Most businesses use more than one tool. A website collects leads, a CRM stores customer details, an email tool sends messages, a payment system handles transactions, and a dashboard shows reports.
Each tool may be useful on its own. The problem starts when these tools do not talk to each other. Teams spend extra time copying data, checking updates, preparing reports and fixing mistakes.
What is software integration?
Software integration means connecting two or more digital tools so they can share information or trigger actions. A website form can send a lead directly to a CRM. A payment system can update invoice status. A dashboard can pull data from different business tools.
The goal is simple: reduce the gap between tools. Instead of your team moving information manually, systems can share important data in a structured way.
What is an API?
API stands for Application Programming Interface. In simple terms, an API allows one software system to communicate with another software system. You can think of it like a secure bridge between tools.
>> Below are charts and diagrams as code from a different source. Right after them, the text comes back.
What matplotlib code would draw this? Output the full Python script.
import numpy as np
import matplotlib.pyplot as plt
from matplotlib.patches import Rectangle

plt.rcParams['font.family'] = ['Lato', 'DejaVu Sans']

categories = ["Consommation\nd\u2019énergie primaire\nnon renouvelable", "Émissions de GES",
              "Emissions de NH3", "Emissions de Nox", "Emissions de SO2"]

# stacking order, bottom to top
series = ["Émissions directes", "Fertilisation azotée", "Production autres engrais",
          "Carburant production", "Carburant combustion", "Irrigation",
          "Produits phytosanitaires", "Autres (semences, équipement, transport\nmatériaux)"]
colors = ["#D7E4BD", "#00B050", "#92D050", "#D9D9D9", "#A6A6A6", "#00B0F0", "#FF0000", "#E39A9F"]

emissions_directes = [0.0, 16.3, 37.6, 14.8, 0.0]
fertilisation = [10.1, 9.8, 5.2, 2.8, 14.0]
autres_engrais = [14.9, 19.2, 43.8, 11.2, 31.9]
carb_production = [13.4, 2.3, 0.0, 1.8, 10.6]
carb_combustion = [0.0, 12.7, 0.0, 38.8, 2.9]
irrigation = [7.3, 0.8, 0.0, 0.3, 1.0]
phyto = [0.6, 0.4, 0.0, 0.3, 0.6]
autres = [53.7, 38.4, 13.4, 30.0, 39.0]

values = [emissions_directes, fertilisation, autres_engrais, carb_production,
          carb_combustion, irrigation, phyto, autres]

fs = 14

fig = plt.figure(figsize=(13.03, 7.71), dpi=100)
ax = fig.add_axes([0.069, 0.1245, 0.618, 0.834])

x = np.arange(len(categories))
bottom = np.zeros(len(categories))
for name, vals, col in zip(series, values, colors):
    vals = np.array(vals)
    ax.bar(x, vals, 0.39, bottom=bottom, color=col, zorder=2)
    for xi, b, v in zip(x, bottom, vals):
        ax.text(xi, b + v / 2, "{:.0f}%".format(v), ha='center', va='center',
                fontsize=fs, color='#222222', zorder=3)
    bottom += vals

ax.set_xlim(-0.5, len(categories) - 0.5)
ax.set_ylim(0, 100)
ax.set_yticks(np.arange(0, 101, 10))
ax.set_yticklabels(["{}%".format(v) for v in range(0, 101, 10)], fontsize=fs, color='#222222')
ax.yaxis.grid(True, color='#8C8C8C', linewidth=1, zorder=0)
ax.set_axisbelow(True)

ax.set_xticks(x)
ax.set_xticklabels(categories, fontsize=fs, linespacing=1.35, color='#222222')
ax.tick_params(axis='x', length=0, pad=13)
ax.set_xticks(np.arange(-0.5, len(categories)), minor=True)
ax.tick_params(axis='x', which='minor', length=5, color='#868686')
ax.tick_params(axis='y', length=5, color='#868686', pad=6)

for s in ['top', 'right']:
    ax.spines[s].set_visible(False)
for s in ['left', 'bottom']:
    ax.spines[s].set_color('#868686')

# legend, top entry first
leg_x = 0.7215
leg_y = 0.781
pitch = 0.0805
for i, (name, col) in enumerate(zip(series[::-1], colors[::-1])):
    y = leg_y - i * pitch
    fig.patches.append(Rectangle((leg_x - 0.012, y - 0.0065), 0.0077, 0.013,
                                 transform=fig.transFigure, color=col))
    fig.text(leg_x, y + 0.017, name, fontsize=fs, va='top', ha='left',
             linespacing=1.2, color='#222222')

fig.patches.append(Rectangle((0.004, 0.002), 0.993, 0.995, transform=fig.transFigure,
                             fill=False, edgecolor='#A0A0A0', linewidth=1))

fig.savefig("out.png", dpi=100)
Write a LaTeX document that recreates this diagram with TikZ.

A business owner does not need to understand the technical details of APIs. What matters is the business result: tools can connect, share data and support smoother workflows.
Captures leads and requests.
Stores customer and lead records.
Shows key numbers and status.
Sends messages and follow ups.
Handles invoices and payments.
Combines data for decisions.
Why disconnected tools create problems
Disconnected tools are common in growing businesses. At the start, manual updates may feel manageable. As the business grows, they become harder to control.
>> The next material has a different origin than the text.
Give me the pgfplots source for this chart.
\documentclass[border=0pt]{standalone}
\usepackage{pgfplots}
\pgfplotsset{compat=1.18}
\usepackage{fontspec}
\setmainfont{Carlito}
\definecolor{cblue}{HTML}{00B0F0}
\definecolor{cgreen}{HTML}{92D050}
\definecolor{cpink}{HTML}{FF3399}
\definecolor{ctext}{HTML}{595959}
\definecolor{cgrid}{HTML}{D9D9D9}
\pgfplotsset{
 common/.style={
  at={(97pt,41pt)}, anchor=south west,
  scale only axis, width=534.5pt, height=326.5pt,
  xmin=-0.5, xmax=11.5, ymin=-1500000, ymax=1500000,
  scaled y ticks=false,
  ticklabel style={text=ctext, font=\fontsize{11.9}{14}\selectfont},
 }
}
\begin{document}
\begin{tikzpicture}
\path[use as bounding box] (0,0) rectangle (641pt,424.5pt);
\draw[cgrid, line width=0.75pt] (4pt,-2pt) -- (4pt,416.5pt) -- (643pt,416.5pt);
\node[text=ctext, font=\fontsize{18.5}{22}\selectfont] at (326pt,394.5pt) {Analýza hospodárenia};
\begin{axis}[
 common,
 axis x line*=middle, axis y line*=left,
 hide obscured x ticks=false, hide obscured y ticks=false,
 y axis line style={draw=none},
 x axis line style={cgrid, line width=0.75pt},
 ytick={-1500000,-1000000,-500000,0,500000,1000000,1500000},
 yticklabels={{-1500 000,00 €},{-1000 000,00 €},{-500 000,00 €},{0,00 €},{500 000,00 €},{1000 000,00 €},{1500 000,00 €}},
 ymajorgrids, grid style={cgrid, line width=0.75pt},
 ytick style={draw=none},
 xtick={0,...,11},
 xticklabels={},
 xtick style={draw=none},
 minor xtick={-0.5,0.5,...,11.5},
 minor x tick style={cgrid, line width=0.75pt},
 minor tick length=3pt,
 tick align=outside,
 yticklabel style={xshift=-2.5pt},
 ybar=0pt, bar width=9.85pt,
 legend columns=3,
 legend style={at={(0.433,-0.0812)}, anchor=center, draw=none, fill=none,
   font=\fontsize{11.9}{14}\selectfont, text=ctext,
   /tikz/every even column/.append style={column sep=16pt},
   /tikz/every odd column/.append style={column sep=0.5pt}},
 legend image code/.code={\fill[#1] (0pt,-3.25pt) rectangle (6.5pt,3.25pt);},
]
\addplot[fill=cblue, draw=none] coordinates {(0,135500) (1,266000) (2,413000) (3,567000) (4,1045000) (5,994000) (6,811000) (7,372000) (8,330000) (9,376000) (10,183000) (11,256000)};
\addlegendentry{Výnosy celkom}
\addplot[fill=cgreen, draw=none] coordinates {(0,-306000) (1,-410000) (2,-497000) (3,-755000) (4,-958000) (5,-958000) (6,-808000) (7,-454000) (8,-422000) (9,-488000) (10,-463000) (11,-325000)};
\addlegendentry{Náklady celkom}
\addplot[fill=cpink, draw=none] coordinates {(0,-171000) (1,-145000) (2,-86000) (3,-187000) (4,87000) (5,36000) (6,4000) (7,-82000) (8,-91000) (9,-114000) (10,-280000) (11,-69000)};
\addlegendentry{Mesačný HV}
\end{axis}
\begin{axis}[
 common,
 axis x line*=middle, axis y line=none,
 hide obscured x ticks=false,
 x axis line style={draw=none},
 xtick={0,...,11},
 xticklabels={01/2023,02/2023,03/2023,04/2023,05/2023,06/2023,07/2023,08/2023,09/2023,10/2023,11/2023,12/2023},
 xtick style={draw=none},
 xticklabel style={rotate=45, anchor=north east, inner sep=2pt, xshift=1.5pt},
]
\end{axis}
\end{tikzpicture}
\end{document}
Manual data entry wastes time and creates room for mistakes. Data becomes inconsistent when the same information exists in multiple places. Reporting becomes slow when data is spread across sales, finance, operations and support tools. Customers can experience delays because the team does not have the full picture.
Common business systems that need integration
Different businesses need different integrations. The right integrations depend on the workflow.
CRM
Send leads, contacts and status updates into the right customer system.
Website forms
Move form submissions directly into CRMs, dashboards or team alerts.
Payments
Update invoice and payment status without manual finance checks.
Trigger follow ups, confirmations and internal alerts.
Calendar
Sync bookings, meetings and reminders.
Dashboards
Pull data from multiple systems into one reporting view.
Accounting
Connect payments, invoices and customer records.
Support tools
Create tickets and show customer history for support teams.
Do you need to connect everything?
No. A business does not need to connect every tool it uses. Too many unnecessary integrations can make a system harder to manage and can increase cost, maintenance and technical risk.
It is about connecting what improves the workflow, reduces manual work, improves accuracy or gives the team better visibility.
Integration costs and limitations
Some integrations are simple. Others require more planning. Depending on the tools involved, integrations may require API access, paid accounts, usage limits, authentication setup, hosting, databases, third-party services, maintenance, security checks or developer support.
Some platforms restrict API access to paid plans. Some tools limit usage. Payment, email, SMS and AI services may charge based on usage.
What makes a good integration?
A good integration should be useful, reliable and easy to understand. It should have a clear purpose, such as sending leads from a website to a CRM, updating payment status after invoice payment, creating tasks from support requests, or syncing bookings with a calendar.
A good integration should also plan for errors. What happens if a tool is unavailable, the update fails or required information is missing?
How to plan software integrations
Before building integrations, map the workflow. Ask which tools are currently used, where data is entered manually, which information is copied between systems, where delays happen, which reports take the most time, and which systems should stay connected.
Final thoughts
Software integrations help businesses connect the tools they already use. They reduce manual data entry, improve accuracy, support better reporting and help teams work with more visibility.
The goal is not to connect everything. The goal is to connect the systems that matter most to the workflow.